Cronaca / Circondario
Lunedì 12 Marzo 2018
L’impresa di Vassena
Il C3, un progetto nato in prigionia
Il 12 marzo 1948 ad Argegno con Nino Turati, sommergibilista di Calolzio, scese a meno 412 metri. L’artigiano-inventore ideò il batiscafo durante la prigionia bellica nell’istituto di via Ghislanzoni a Lecco
Settant’anni fa, per l’esattezza il 12 marzo 1948 alle 13,16, un inventore di Malgrate, Pietro Vassena (1897/1967), con il suo piccolo sommergibile, il batiscafo C3, stupirono il mondo intero.
Al largo di Argegno, dove il lago di Como è più profondo, il C3 stabilì il record mondiale di profondità per un batiscafo scendendo nelle “viscere” del nostro lago a -412 metri: così come testimoniato dalla Guardia di finanza di Como che aveva “piombato” il manometro prima della straordinaria discesa.
Nel batiscafo, oltre a Pietro Vassena c’era Nino Turati un sommergibilista di Calolziocorte che aveva fatto parte dell’equipaggio del mitico “Enrico Toti”. Un’impresa incredibile per quei tempi: il piccolo C3, lungo poco più di otto metri, progettato e costruito dall’artigiano e vulcanico inventore lecchese aveva quasi ridicolizzato le marine di potenze mondiali quali America, Inghilterra e Giappone. Ma come era stato possibile?
Semplicemente perché il C3 di Vassena, a differenza delle popolari batisfere di quegli anni che necessitavano di una nave appoggio per le immersioni e gli spostamenti (anche a profondità maggiori), era autonomo. Cioè in grado di muoversi con propri mezzi sia in superficie che sott’acqua grazie all’ausilio di due motori, uno a scoppio e l’altro elettrico.
Torniamo all’evento. Erano passate da poco le 13 di quell’indimenticabile 12 marzo di settant’anni fa quando Pietro Vassena e Nino Turati comunicavano alla superficie (attraverso un cavo telefonico che come un cordone ombelicale era collegato al comballo d’appoggio dei cugini Barindelli di Loppia di Bellagio) di aver toccato il fondo del lago e che di lì a poco sarebbero iniziate le operazioni per riemergere.
Una giornata indimenticabile dicevamo, con i due protagonisti dell’impresa, una volta riemersi, festeggiati come dei veri eroi.

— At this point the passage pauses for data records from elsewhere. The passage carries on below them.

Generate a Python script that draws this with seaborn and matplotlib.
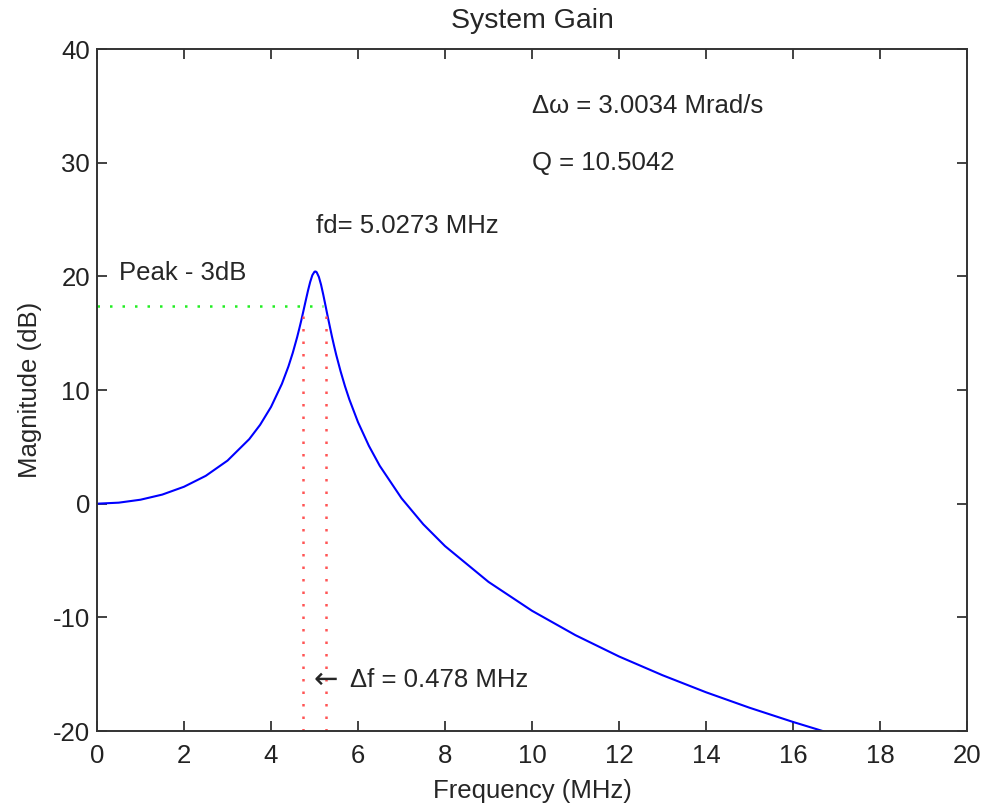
import matplotlib
matplotlib.use('Agg')
import matplotlib.pyplot as plt
import numpy as np
import pandas as pd
import seaborn as sns

# frequency response
freq_mhz = [0.0, 0.5, 1.0, 1.5, 2.0, 2.5, 3.0, 3.5, 3.75, 4.0, 4.25, 4.4, 4.5, 4.6, 4.65,
            4.7, 4.8, 4.85, 4.9, 4.95, 5.0, 5.025, 5.05, 5.1, 5.15, 5.2, 5.25, 5.3, 5.4,
            5.45, 5.5, 5.6, 5.7, 5.8, 6.0, 6.25, 6.5, 7.0, 7.5, 8.0, 9.0, 10.0, 11.0,
            12.0, 13.0, 14.0, 15.0, 16.0, 16.7]
mag_db = [0.0, 0.09, 0.35, 0.80, 1.49, 2.45, 3.79, 5.68, 6.94, 8.51, 10.54, 12.07, 13.27,
          14.64, 15.40, 16.19, 17.90, 18.74, 19.50, 20.10, 20.41, 20.43, 20.36, 19.95,
          19.27, 18.41, 17.48, 16.53, 14.72, 13.88, 13.08, 11.64, 10.34, 9.18, 7.17, 5.09,
          3.33, 0.48, -1.81, -3.73, -6.88, -9.42, -11.57, -13.44, -15.09, -16.59, -17.95,
          -19.20, -20.02]

peak_db = 20.43
half_power_db = 17.43
half_power_span = [0.0, 5.2]
f_low, f_high = 4.74, 5.26

label_dw = 'Δω = 3.0034 Mrad/s'
label_q = 'Q = 10.5042'
label_fd = 'fd= 5.0273 MHz'
label_peak = 'Peak - 3dB'
label_df = 'Δf = 0.478 MHz'

sns.set_style('ticks')
plt.rcParams['font.family'] = ['Liberation Sans', 'DejaVu Sans']
plt.rcParams['axes.unicode_minus'] = False
fs = 18.5

df = pd.DataFrame({'Frequency': freq_mhz, 'Magnitude': mag_db})

fig = plt.figure(figsize=(9.84, 8.10), dpi=100)
ax = fig.add_axes([0.0986, 0.0975, 0.8841, 0.8420])

sns.lineplot(data=df, x='Frequency', y='Magnitude', color='#0000ff', linewidth=1.5,
             ax=ax, sort=False)

# half-power markers
ax.plot(half_power_span, [half_power_db, half_power_db], color='#22ee22',
        linewidth=1.8, dashes=(1, 4))
for f in (f_low, f_high):
    ax.plot([f, f], [-20, half_power_db], color='#ff5555', linewidth=1.8, dashes=(1, 4))

ax.text(10.0, 35.0, label_dw, va='center', ha='left', fontsize=fs)
ax.text(10.0, 30.0, label_q, va='center', ha='left', fontsize=fs)
ax.text(5.0273, peak_db + 4.0, label_fd, va='center', ha='left', fontsize=fs)
ax.text(0.5, peak_db - 0.1, label_peak, va='center', ha='left', fontsize=fs)
ax.text(4.98, -15.5, '←', va='center', ha='left', fontsize=21, family='DejaVu Sans')
ax.text(5.82, -15.5, label_df, va='center', ha='left', fontsize=fs)

ax.set_xlim(0, 20)
ax.set_ylim(-20, 40)
ax.set_xticks(np.arange(0, 21, 2))
ax.set_yticks(np.arange(-20, 41, 10))
ax.tick_params(direction='in', length=7, width=1.2, top=True, right=True,
               labelsize=fs, colors='#222222')
ax.tick_params(axis='x', pad=9)
ax.tick_params(axis='y', pad=5)
for s in ax.spines.values():
    s.set_linewidth(1.4)
    s.set_color('#333333')

ax.set_title('System Gain', fontsize=20.5, pad=15)
ax.set_xlabel('Frequency (MHz)', fontsize=fs, labelpad=8)
ax.set_ylabel('Magnitude (dB)', fontsize=fs, labelpad=8)

fig.savefig('out.png', dpi=100, facecolor='white')
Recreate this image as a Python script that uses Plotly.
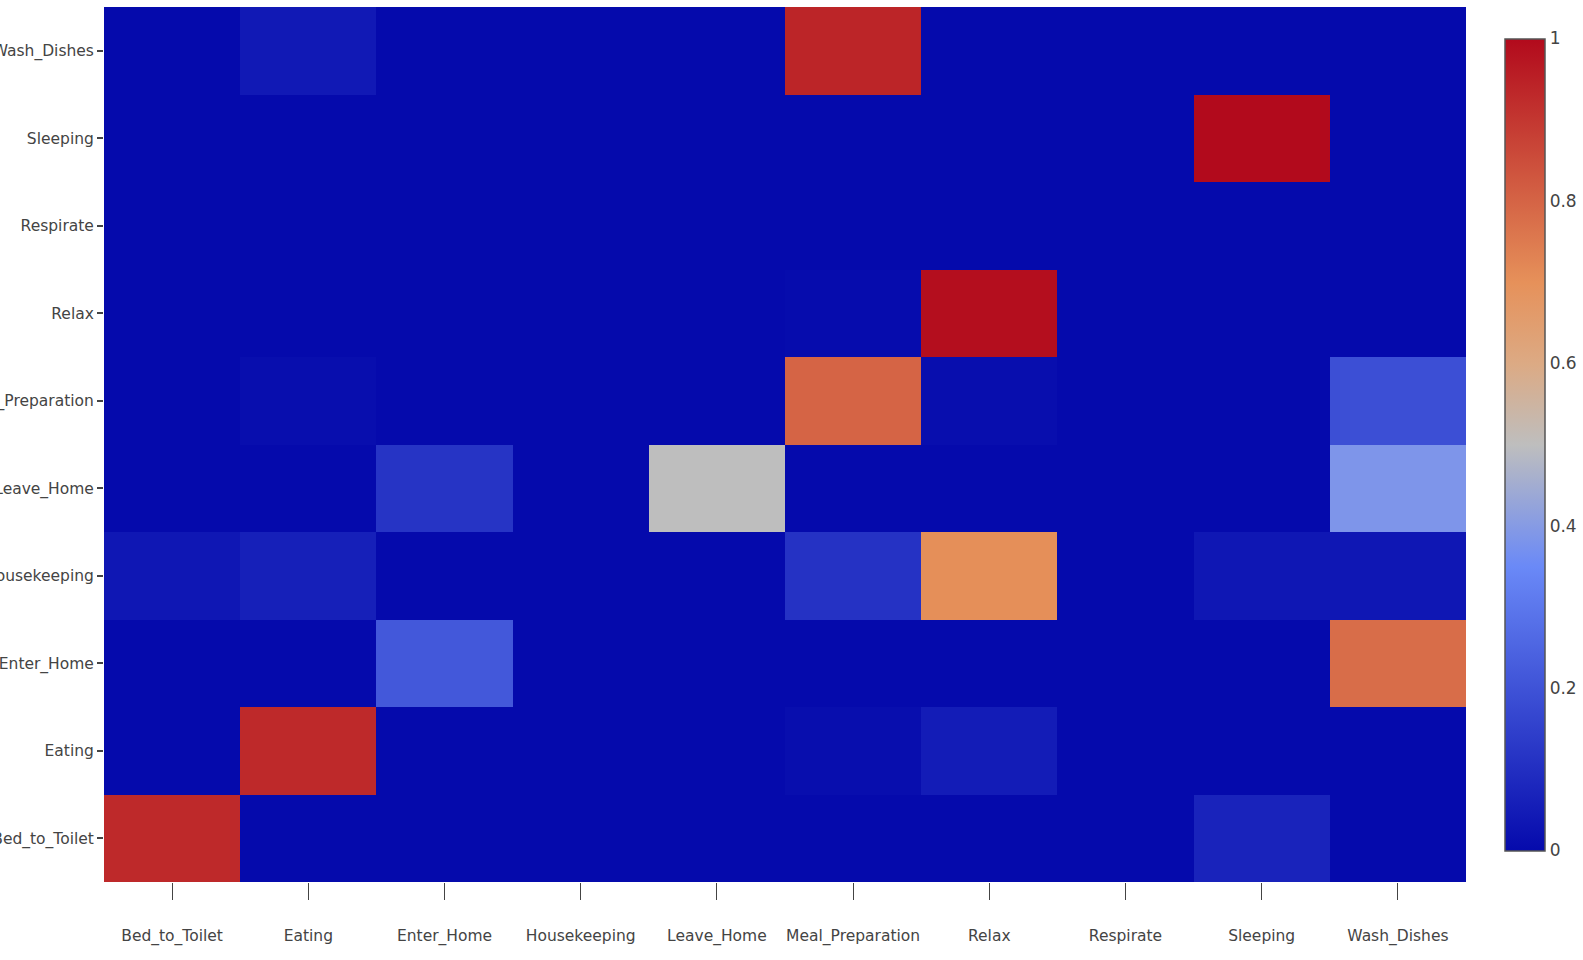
import plotly.graph_objects as go

labels = ["Bed_to_Toilet", "Eating", "Enter_Home", "Housekeeping", "Leave_Home",
          "Meal_Preparation", "Relax", "Respirate", "Sleeping", "Wash_Dishes"]

# rows = true activity (bottom to top), columns = predicted activity
row_bed_to_toilet = [0.93, 0.00, 0.00, 0.00, 0.00, 0.00, 0.00, 0.00, 0.07, 0.00]
row_eating        = [0.00, 0.93, 0.00, 0.00, 0.00, 0.01, 0.05, 0.00, 0.00, 0.00]
row_enter_home    = [0.00, 0.00, 0.215, 0.00, 0.00, 0.00, 0.00, 0.00, 0.00, 0.78]
row_housekeeping  = [0.035, 0.06, 0.00, 0.00, 0.00, 0.11, 0.705, 0.00, 0.035, 0.035]
row_leave_home    = [0.00, 0.00, 0.115, 0.00, 0.50, 0.00, 0.00, 0.00, 0.00, 0.385]
row_meal_prep     = [0.00, 0.01, 0.00, 0.00, 0.00, 0.80, 0.01, 0.00, 0.00, 0.19]
row_relax         = [0.00, 0.00, 0.00, 0.00, 0.00, 0.005, 0.99, 0.00, 0.00, 0.00]
row_respirate     = [0.00, 0.00, 0.00, 0.00, 0.00, 0.00, 0.00, 0.00, 0.00, 0.00]
row_sleeping      = [0.00, 0.00, 0.00, 0.00, 0.00, 0.00, 0.00, 0.00, 1.00, 0.00]
row_wash_dishes   = [0.00, 0.04, 0.00, 0.00, 0.00, 0.94, 0.00, 0.00, 0.00, 0.00]

z = [row_bed_to_toilet, row_eating, row_enter_home, row_housekeeping, row_leave_home,
     row_meal_prep, row_relax, row_respirate, row_sleeping, row_wash_dishes]

colorscale = [
    [0.0, "rgb(5,10,172)"],
    [0.35, "rgb(106,137,247)"],
    [0.5, "rgb(190,190,190)"],
    [0.6, "rgb(220,170,132)"],
    [0.7, "rgb(230,145,90)"],
    [1.0, "rgb(178,10,28)"],
]

font_family = "DejaVu Sans"
text_color = "#444"

fig = go.Figure(
    go.Heatmap(
        z=z,
        x=labels,
        y=labels,
        zmin=0,
        zmax=1,
        colorscale=colorscale,
        colorbar=dict(
            thickness=40,
            lenmode="pixels",
            len=832,
            y=0.5,
            yanchor="middle",
            x=1.02,
            xpad=12,
            outlinewidth=1.5,
            outlinecolor="#555",
            tickvals=[0, 0.2, 0.4, 0.6, 0.8, 1],
            ticktext=["0", "0.2", "0.4", "0.6", "0.8", "1"],
            tickfont=dict(family=font_family, size=17, color=text_color),
        ),
    )
)

fig.update_layout(
    width=1583,
    height=960,
    margin=dict(l=104, r=117, t=7, b=78, autoexpand=False),
    paper_bgcolor="white",
    plot_bgcolor="white",
    font=dict(family=font_family, size=15.5, color=text_color),
)

fig.update_xaxes(
    automargin=False,
    ticks="outside",
    ticklen=17,
    tickwidth=1,
    tickcolor="#444",
    ticklabelstandoff=22,
    showgrid=False,
    zeroline=False,
    tickfont=dict(family=font_family, size=15.5, color=text_color),
)
fig.update_yaxes(
    automargin=False,
    ticks="outside",
    ticklen=6,
    tickwidth=2,
    tickcolor="#444",
    showgrid=False,
    zeroline=False,
    tickfont=dict(family=font_family, size=15.5, color=text_color),
)

fig.write_html("out.html")
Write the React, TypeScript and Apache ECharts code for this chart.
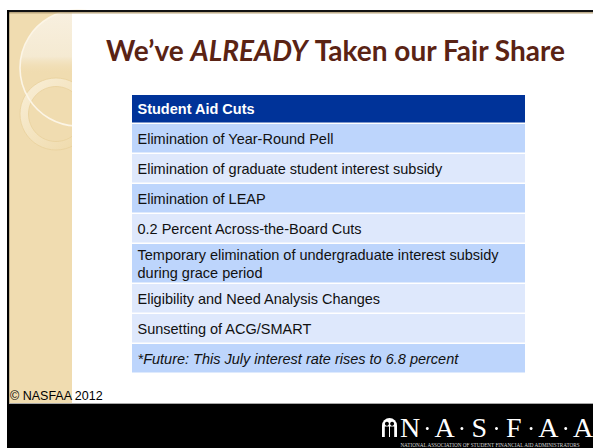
import React, { useEffect, useRef } from "react";
import * as echarts from "echarts";

// ---- content (data) ----
const TITLE_PARTS = ["We\u2019ve ", "ALREADY", " Taken our Fair Share"];
const TABLE_HEADER = "Student Aid Cuts";
const TABLE_ROWS = [
  "Elimination of Year-Round Pell",
  "Elimination of graduate student interest subsidy",
  "Elimination of LEAP",
  "0.2 Percent Across-the-Board Cuts",
  "Temporary elimination of undergraduate interest subsidy\nduring grace period",
  "Eligibility and Need Analysis Changes",
  "Sunsetting of ACG/SMART",
  "*Future: This July interest rate rises to 6.8 percent",
];
const ITALIC_ROWS = [7];
const COPYRIGHT = "\u00A9 NASFAA 2012";
const LOGO_LETTERS = ["N", "A", "S", "F", "A", "A"];
const LOGO_SUBTEXT = "NATIONAL ASSOCIATION OF STUDENT FINANCIAL AID ADMINISTRATORS";

// ---- style ----
const DARK_ROW = "#BDD5FC";
const LIGHT_ROW = "#DEE8FC";
const ROW_FILLS = [DARK_ROW, LIGHT_ROW, DARK_ROW, LIGHT_ROW, DARK_ROW, LIGHT_ROW, LIGHT_ROW, DARK_ROW];
const HEADER_FILL = "#003399";
const TITLE_COLOR = "#5A2314";
const TAN = "#F0DCB0";
const SANS = "'Liberation Sans', Arial, sans-serif";
const TITLE_FONT = "Lato, 'Open Sans', sans-serif";

export default function App() {
  const ref = useRef<HTMLDivElement>(null);

  useEffect(() => {
    if (!ref.current) return;
    const chart = echarts.init(ref.current, undefined, { renderer: "svg" });

    const elements: any[] = [];

    // Left decorative panel
    elements.push({ type: "rect", shape: { x: 9, y: 12, width: 63, height: 392 }, style: { fill: TAN } });
    elements.push({
      type: "circle",
      shape: { cx: 78, cy: 68, r: 58 },
      style: {
        fill: {
          type: "linear", x: 0, y: 0, x2: 0, y2: 1,
          colorStops: [
            { offset: 0, color: "#F8F0E0" },
            { offset: 0.4, color: "#F5EAD2" },
            { offset: 0.55, color: "rgba(240,220,176,0)" },
            { offset: 1, color: "rgba(240,220,176,0)" },
          ],
        },
      },
    });
    elements.push({
      type: "ring",
      shape: { cx: 56, cy: 114, r: 36, r0: 27.5 },
      style: {
        fill: {
          type: "linear", x: 0, y: 0, x2: 1, y2: 1,
          colorStops: [
            { offset: 0, color: "#F9EFD8" },
            { offset: 1, color: "#EED8A6" },
          ],
        },
        stroke: "#E8D19C",
        lineWidth: 0.8,
      },
    });
    elements.push({
      type: "circle",
      shape: { cx: 78, cy: 68, r: 58 },
      style: { fill: "none", stroke: "#FCF5E6", lineWidth: 1.6 },
    });
    // white cover to clip decorations at the panel's right edge
    elements.push({ type: "rect", shape: { x: 72, y: 12, width: 521, height: 391 }, style: { fill: "#FFFFFF" } });

    // Frame borders
    elements.push({ type: "rect", shape: { x: 7, y: 10, width: 586, height: 2.2 }, style: { fill: "#111111" } });
    elements.push({ type: "rect", shape: { x: 9, y: 12.2, width: 584, height: 1.2 }, style: { fill: "#BBA57A" } });
    elements.push({ type: "rect", shape: { x: 7, y: 10, width: 2.2, height: 438 }, style: { fill: "#000000" } });
    elements.push({ type: "rect", shape: { x: 9, y: 403, width: 584, height: 1 }, style: { fill: "#A8A8A8" } });
    elements.push({ type: "rect", shape: { x: 7, y: 404, width: 586, height: 44 }, style: { fill: "#000000" } });

    // Title
    elements.push({
      type: "text",
      x: 336,
      y: 64,
      style: {
        text: `{n|${TITLE_PARTS[0]}}{i|${TITLE_PARTS[1]}}{n|${TITLE_PARTS[2]}}`,
        align: "center",
        verticalAlign: "bottom",
        rich: {
          n: { fontFamily: TITLE_FONT, fontWeight: "bold", fontSize: 28, fill: TITLE_COLOR },
          i: { fontFamily: TITLE_FONT, fontWeight: "bold", fontStyle: "italic", fontSize: 28, fill: TITLE_COLOR },
        },
      },
    });

    // Table
    const tableX = 132;
    const tableW = 393;
    elements.push({ type: "rect", shape: { x: tableX, y: 95, width: tableW, height: 27.5 }, style: { fill: HEADER_FILL } });
    elements.push({
      type: "text",
      x: tableX + 5.5,
      y: 109,
      style: { text: TABLE_HEADER, fill: "#FFFFFF", font: `bold 14.5px ${SANS}`, verticalAlign: "middle" },
    });
    let y = 124;
    TABLE_ROWS.forEach((label, i) => {
      const lines = label.split("\n").length;
      const pitch = lines > 1 ? 40 : 30;
      const h = pitch - 1.5;
      elements.push({ type: "rect", shape: { x: tableX, y, width: tableW, height: h }, style: { fill: ROW_FILLS[i] } });
      const italic = ITALIC_ROWS.includes(i);
      elements.push({
        type: "text",
        x: tableX + 5.5,
        y: y + h / 2 + 0.5,
        style: {
          text: label,
          fill: "#111111",
          font: `${italic ? "italic " : ""}14.5px ${SANS}`,
          verticalAlign: "middle",
          lineHeight: 18,
        },
      });
      y += pitch;
    });

    // Copyright
    elements.push({
      type: "text",
      x: 10,
      y: 396,
      style: { text: COPYRIGHT, fill: "#000000", font: `12.5px ${SANS}`, verticalAlign: "middle" },
    });

    // Logo icon (arch with two figures)
    elements.push({ type: "rect", shape: { x: 382, y: 418, width: 15, height: 19, r: [7.5, 7.5, 0, 0] }, style: { fill: "#FFFFFF" } });
    elements.push({ type: "circle", shape: { cx: 386.9, cy: 423.8, r: 2 }, style: { fill: "#000000" } });
    elements.push({ type: "circle", shape: { cx: 392.1, cy: 423.8, r: 2 }, style: { fill: "#000000" } });
    elements.push({ type: "rect", shape: { x: 384.8, y: 426.5, width: 4.2, height: 10.5 }, style: { fill: "#000000" } });
    elements.push({ type: "rect", shape: { x: 390, y: 426.5, width: 4.2, height: 10.5 }, style: { fill: "#000000" } });

    // Logo letters
    const pitch = 34.6;
    const c0 = 410;
    LOGO_LETTERS.forEach((ch, i) => {
      elements.push({
        type: "text",
        x: c0 + pitch * i,
        y: 441,
        style: {
          text: ch,
          fill: "#FFFFFF",
          font: `28px 'Liberation Serif', 'DejaVu Serif', serif`,
          align: "center",
          verticalAlign: "bottom",
        },
      });
      if (i < LOGO_LETTERS.length - 1) {
        elements.push({
          type: "circle",
          shape: { cx: c0 + pitch * i + pitch / 2, cy: 428.5, r: 1.5 },
          style: { fill: "#FFFFFF" },
        });
      }
    });
    elements.push({
      type: "text",
      x: 490,
      y: 445,
      style: {
        text: LOGO_SUBTEXT,
        fill: "#D8D8D8",
        font: `5.2px 'Liberation Serif', serif`,
        align: "center",
        verticalAlign: "middle",
      },
    });

    chart.setOption({
      animation: false,
      backgroundColor: "#FFFFFF",
      graphic: { elements },
    });

    return () => chart.dispose();
  }, []);

  return (
    <div
      ref={ref}
      style={{ position: "fixed", left: 0, top: 0, width: 593, height: 448 }}
    />
  );
}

Due giorni dopo il C3 farà passerella nel porto di Como prima di rientrare trionfalmente a Lecco da dove la spedizione era partita il 9 marzo con il C3 al traino del Comballo “Como 131” dei citati Barindelli.
Ma come era nata l’idea di realizzare un sommergibile ad un modesto artigiano con il pallino delle invenzioni? Innanzitutto la scommessa di poter realizzare un batiscafo destinato, grazie anche alle sue piccole dimensioni, alla ricerca e al recupero di relitti sottomarini dell’ultimo conflitto bellico e per studi scientifici.
Durante la Seconda guerra mondiale Vassena aveva già realizzato un primo mezzo sottomarino, il Torpedo Snorkel Delfino, su cui pose gli occhi la Marina militare.
Tuttavia Vassena lavorava già da molto tempo sul progetto di un batiscafo. Da quando, nel 1945, accusato di collaborazionismo con il nemico, per alcune forniture di motori gasogeni ai tedeschi durante il periodo bellico (funzionavano a carbonella con produzione di gas in sostituzione della benzina che scarseggiava), venne rinchiuso nel “collegio-carcere” di Lecco in via Ghislanzoni (una scuola). Qui, nell’aula-cella numero 3 prese forma nella mente e poi sulla carta, il nuovo progetto. E il nome del sommergibile non poteva che essere C3 (cella numero 3).
Libero pochi mesi dopo Vassena si mise subito al lavoro e nel giro di tre anni, con grandi sacrifici (il C3 verrà a costare qualcosa come 17 milioni), ad inizio 1948, concretizzò il suo ambizioso sogno.
Dopo le prime prove-spettacolo nel Golfo di Lecco l’inventore decise di tentare la grande impresa lariana di Argegno con una spedizione rimasta poi nella storia.
Ma la storia di Pietro Vassena e del suo C3 durò ben poco perché il 20 novembre 48, al largo di Capri, durante un ulteriore tentativo di discesa a mare senza equipaggio e a grandi profondità - per un errore di manovra del personale della Marina militare addetto al verricello che filava il cavo al quale il sommergibile era ancorato - il C3 si inabissò per sempre. Pietro Vassena fece di tutto per recuperarlo ma inutilmente. Ancora oggi, malgrado alcuni tentativi di recupero, è in fondo al mare di Capri.